Recently I’ve been working on a project for a Dutch financial company. It concerns the search functionality of there website. The business case is clear: support self service and getting answers to common questions to take the load (and costs) of the call center.
Of course we are taking search log analysis VERY seriously because there is much to be learned from them.
Some statistics: 400.000+ user queries per month, 108.00+ “unique” queries, Top 5000 queries cover only 7% of the total queries. The long tail is big.
So focussing on the top queries will only cover 7.500 of the 108.000 queries.
68% of the queries have 3 or less terms. When we remove the “stopwords” the queries with 3 terms or less are 78%.
We did some relevancy testing (manually, so very time consuming) and we know that the queries with 2 or 3 terms perform quite good.
The analysis of a part of the long tail helps us identify stopwords and synonyms. So far… so good.
These numbers made me more curious. I want to know what the trend is on the number of terms used in formulating queries. Are people “talking” in a more natural way to search engines? (See: Longer Search Queries Are Becoming the Norm: What It Means for SEO) . I am trying to find more resources on this, so let me know if you know about them.
Why is this important?
A lot of search engines work “keyword based” when trying to find relevant results. They look if the keywords appear in a document and if so, it becomes relevant. When combining those keywords with an “AND”, the more terms you use, the less results you will find. If there are a lot of “meaningless” terms in the query, the chance that you will find what you are looking for becomes less and less. Stopwords can help out here, but one cannot cover all variants.
OK, you say, “Why don’t you combine the terms with an ‘OR’?”. Indeed that will bring back more possible relevant documents, but with the engine we use (Google Search Appliance), the relevancy is poor.
The issue here is referred to with the concepts “Precision” and “Recall” (see: Wikipedia “Precision and Recall“).
When coping with longer queries – in natural language – the search engine needs to be smarter. The user’s intent has to be determinated so that the essence of the search request is revealed. That essence can then be used to find relevant documents/information in unstructured content.
Instead of (manually) feeding the search engine with stopwords, synonyms etc., the search engine needs to be able to figure this out by itself.
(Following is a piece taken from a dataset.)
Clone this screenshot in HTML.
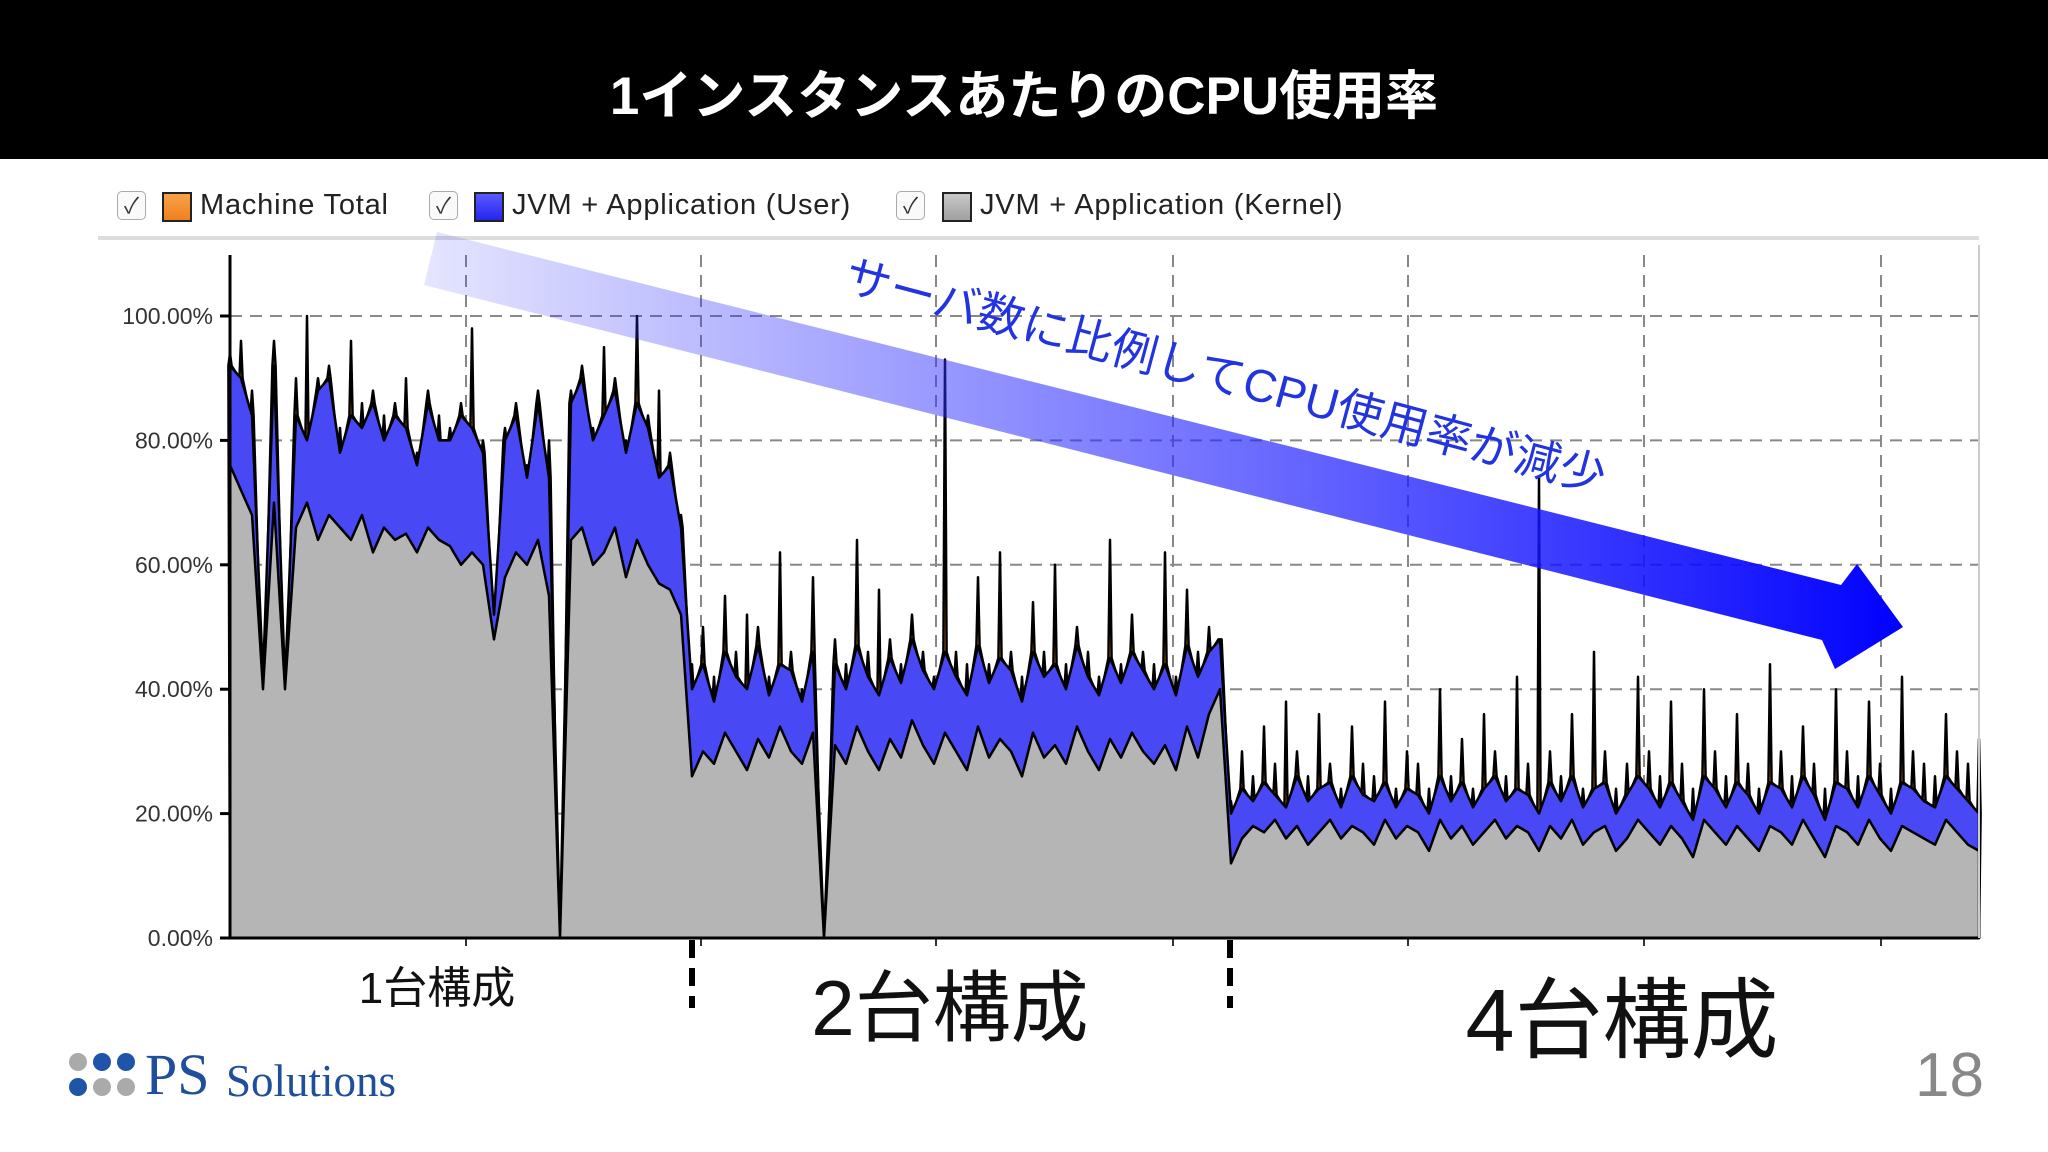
<!DOCTYPE html>
<html><head><meta charset="utf-8">
<style>
html,body{margin:0;padding:0;width:2048px;height:1152px;background:#fff;overflow:hidden}
body{position:relative;font-family:"Liberation Sans","Noto Sans CJK JP",sans-serif}
#hdr{position:absolute;left:0;top:0;width:2048px;height:159px;background:#000}
#title{position:absolute;left:0;top:61px;width:2048px;text-align:center;color:#fff;font-size:53px;font-weight:bold;line-height:72px}
.lg{position:absolute;top:188px;height:34px;font-size:29px;line-height:34px;color:#222;letter-spacing:0.8px}
.cb{position:absolute;top:191px;width:29px;height:29px;border:1.5px solid #aaa;border-radius:5px;box-sizing:border-box;font-size:22px;line-height:27px;text-align:center;color:#333;background:#fafafa}
.sw{position:absolute;top:192px;width:30px;height:30px;border:2px solid #222;box-sizing:border-box}
.sec{position:absolute;color:#111;white-space:nowrap;transform:translateX(-50%)}
</style></head><body>
<div id="hdr"></div>
<div id="title">1インスタンスあたりのCPU使用率</div>

<div class="cb" style="left:117px">✓</div>
<div class="sw" style="left:162px;background:linear-gradient(#f7a34a,#f08020)"></div>
<div class="lg" style="left:200px">Machine Total</div>
<div class="cb" style="left:429px">✓</div>
<div class="sw" style="left:474px;background:linear-gradient(#5a5aff,#2525f0)"></div>
<div class="lg" style="left:512px">JVM + Application (User)</div>
<div class="cb" style="left:896px">✓</div>
<div class="sw" style="left:942px;background:linear-gradient(#c8c8c8,#a0a0a0)"></div>
<div class="lg" style="left:980px">JVM + Application (Kernel)</div>

<svg id="chart" width="2048" height="1152" style="position:absolute;left:0;top:0">
<defs>
<linearGradient id="ag" x1="0" y1="0" x2="1" y2="0">
<stop offset="0" stop-color="#2a2aff" stop-opacity="0.12"/>
<stop offset="0.45" stop-color="#3030ff" stop-opacity="0.6"/>
<stop offset="1" stop-color="#0000ff" stop-opacity="1"/>
</linearGradient>
</defs>
<line x1="98" y1="238" x2="1979" y2="238" stroke="#ddd" stroke-width="4"/>
<g id="grid"></g>
<g id="areas"></g>
<g id="axes"></g>
<polygon points="437,232 1841,585 1857,564 1903,627 1835,669 1822,640 424,285" fill="url(#ag)"/>
<text x="842" y="290" transform="rotate(15 842 290)" fill="#2233e0" font-size="46" font-family="Liberation Sans, Noto Sans CJK JP, sans-serif">サーバ数に比例してCPU使用率が減少</text>
<line x1="692" y1="940" x2="692" y2="1008" stroke="#000" stroke-width="6" stroke-dasharray="18,10"/>
<line x1="1230" y1="940" x2="1230" y2="1008" stroke="#000" stroke-width="6" stroke-dasharray="18,10"/>
<circle cx="78" cy="1062" r="9" fill="#aaa"/>
<circle cx="102" cy="1062" r="9" fill="#1f55a8"/>
<circle cx="126" cy="1062" r="9" fill="#1f55a8"/>
<circle cx="78" cy="1087" r="9" fill="#1f55a8"/>
<circle cx="102" cy="1087" r="9" fill="#aaa"/>
<circle cx="126" cy="1087" r="9" fill="#aaa"/>
<text x="145" y="1094" fill="#1f4e9a" font-size="58" font-family="Liberation Serif, serif">PS</text>
<text x="226" y="1096" fill="#1f4e9a" font-size="45" font-family="Liberation Serif, serif">Solutions</text>
<text x="1984" y="1096" text-anchor="end" fill="#888" font-size="62" font-family="Liberation Sans, sans-serif">18</text>
</svg>

<div class="sec" style="left:437px;top:952px;font-size:44px">1台構成</div>
<div class="sec" style="left:950px;top:946px;font-size:78px">2台構成</div>
<div class="sec" style="left:1622px;top:950px;font-size:88px">4台構成</div>

<script>
const yTicks = [0,20,40,60,80,100];
const yTickLabels = ["0.00%","20.00%","40.00%","60.00%","80.00%","100.00%"];
const kernel = [76,72,68,40,70,40,66,70,64,68,66,64,68,62,66,64,65,62,66,64,63,60,62,60,48,58,62,60,64,55,0,64,66,60,62,66,58,64,60,57,56,52,
26,30,28,33,30,27,32,29,34,30,28,33,0,31,28,34,30,27,32,29,35,31,28,33,30,27,34,29,32,30,26,33,29,31,28,34,30,27,32,29,33,30,28,31,27,34,29,36,40,
12,16,18,17,19,16,18,15,17,19,16,18,17,15,19,16,18,17,14,19,16,18,15,17,19,16,18,17,14,18,16,19,15,17,18,14,16,19,17,15,18,16,13,19,17,15,18,16,14,18,17,15,19,16,13,18,17,15,19,16,14,18,17,16,15,19,17,15,14];
const user = [92,90,84,42,92,41,84,80,88,90,78,84,82,86,80,84,82,76,86,80,80,84,82,78,52,80,84,74,86,74,0,86,90,80,84,88,78,86,82,74,76,66,
40,44,38,46,42,40,47,39,44,43,38,46,0,44,40,47,42,39,45,41,48,43,40,46,42,39,47,41,45,43,38,46,42,44,40,47,42,39,45,41,46,43,40,44,39,47,42,46,48,
20,24,22,25,23,21,26,22,24,25,21,26,23,22,25,21,24,23,20,26,22,25,21,24,26,22,24,23,20,25,22,26,21,24,25,20,23,26,24,21,25,22,19,26,24,21,25,23,20,25,24,21,26,23,19,25,24,21,26,23,20,25,24,22,21,26,24,22,20];
const total = [94,96,88,42,96,41,90,100,90,92,82,96,86,88,84,86,90,78,88,84,82,86,98,80,52,82,86,76,88,80,0,88,92,82,95,90,80,100,84,88,78,68,
44,50,42,55,46,52,50,42,62,46,40,58,0,48,44,64,46,56,48,44,52,46,42,93,46,44,58,44,62,46,42,54,46,60,44,50,46,42,64,44,52,46,44,62,42,56,46,50,48,
22,30,26,34,28,38,30,26,36,28,24,34,28,26,38,24,30,28,24,40,26,32,24,36,30,26,42,28,74,30,26,36,24,46,30,24,28,42,30,26,38,28,24,40,30,26,36,28,24,44,30,26,34,28,24,40,30,26,38,28,24,42,30,28,26,36,30,28,32];

const X0=230, X1=1979, Y0=938, Y100=316;
function xs(i){return X0+i*(X1-X0)/(kernel.length-1);}
function ys(v){return Y0-(v/100)*(Y0-Y100);}
const NS="http://www.w3.org/2000/svg";
function mk(tag,attrs,parent){const e=document.createElementNS(NS,tag);for(const k in attrs)e.setAttribute(k,attrs[k]);parent.appendChild(e);return e;}

const grid=document.getElementById('grid');
for(let i=1;i<yTicks.length;i++){
  const l=mk('line',{x1:X0,x2:X1,y1:ys(yTicks[i]),y2:ys(yTicks[i]),stroke:'#888','stroke-width':2,'stroke-dasharray':'12,8'},grid);
  
  
}
const vx=[466,701,936,1173,1408,1644,1881];
vx.forEach(x=>{
  const l=mk('line',{x1:x,x2:x,y1:255,y2:Y0,stroke:'#888','stroke-width':2,'stroke-dasharray':'12,8'},grid);
  
  
  const t=mk('line',{x1:x,x2:x,y1:Y0,y2:Y0+8,stroke:'#333','stroke-width':2},grid);
  
  
});

function areaPath(vals){
  let d='M'+xs(0)+','+Y0;
  vals.forEach((v,i)=>{d+=' L'+xs(i).toFixed(1)+','+ys(v).toFixed(1);});
  d+=' L'+xs(vals.length-1)+','+Y0+' Z';
  return d;
}
function spikePath(base,top){
  const w=1.6;
  let d='M'+xs(0)+','+Y0;
  base.forEach((v,i)=>{
    const x=xs(i);
    d+=' L'+(x-w).toFixed(1)+','+ys(v).toFixed(1)+' L'+x.toFixed(1)+','+ys(top[i]).toFixed(1)+' L'+(x+w).toFixed(1)+','+ys(v).toFixed(1);
  });
  d+=' L'+xs(base.length-1)+','+Y0+' Z';
  return d;
}
const areas=document.getElementById('areas');
const tot=total.map((v,i)=>Math.max(v,user[i]));
const usr=user.map((v,i)=>Math.max(v,kernel[i]));
const pt=mk('path',{d:spikePath(usr,tot),fill:'#f08a2c',stroke:'#000','stroke-width':2.5,'stroke-linejoin':'round'},areas);


const pu=mk('path',{d:areaPath(usr),fill:'#4848f4',stroke:'#000','stroke-width':2.5,'stroke-linejoin':'round'},areas);


const pk=mk('path',{d:areaPath(kernel),fill:'#b5b5b5',stroke:'#000','stroke-width':2.5,'stroke-linejoin':'round'},areas);



const axes=document.getElementById('axes');
const ya=mk('line',{x1:X0,x2:X0,y1:255,y2:Y0,stroke:'#000','stroke-width':3},axes);


const xa=mk('line',{x1:X0,x2:X1,y1:Y0,y2:Y0,stroke:'#000','stroke-width':3},axes);


const ra=mk('line',{x1:X1,x2:X1,y1:245,y2:Y0,stroke:'#ccc','stroke-width':2},axes);


yTicks.forEach((v,i)=>{
  const t=mk('line',{x1:X0-10,x2:X0,y1:ys(v),y2:ys(v),stroke:'#000','stroke-width':3},axes);
  
  
  const tx=mk('text',{x:X0-17,y:ys(v)+8,'text-anchor':'end','font-size':23,fill:'#333','font-family':'Liberation Sans, sans-serif'},axes);
  tx.textContent=yTickLabels[i];
  
  
});
</script>
</body></html>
Now I know that the “search engine” is something that ignorant users (sorry for the insult) see as one “thing”. We as search consultants know that there is a lot going on in the total solution (normalization, stemming, query rewriting etc.) and that a lot depends very much on the content, but still…. the “end solution” needs to be able to cope with the large queries.
Bottom line is that search solutions need to be able to handle short queries (a few terms) as well as complete “questions” if the end user is using more and more terms.
What current products support that? We talked to a couple of companies that say that they support “natural language processing”. A lot of times this comes down to analyzing questions that are asked to the call center and creating FAQ’s that match the questions so that a search will come up with the FAQ. Although effective, that’s not completely the idea. This demands a lot of manual actions, while the search has to be “magic” and work on the existing content without changes.
My customer is now looking at IBM Watson to solve their long term plans. They want to make search more “conversational” and support the queries on the website as well as a “virtual assistant” that acts like a chat.
Will search become more conversational? Will users type in their queries as normal questions? How will search vendors react to that?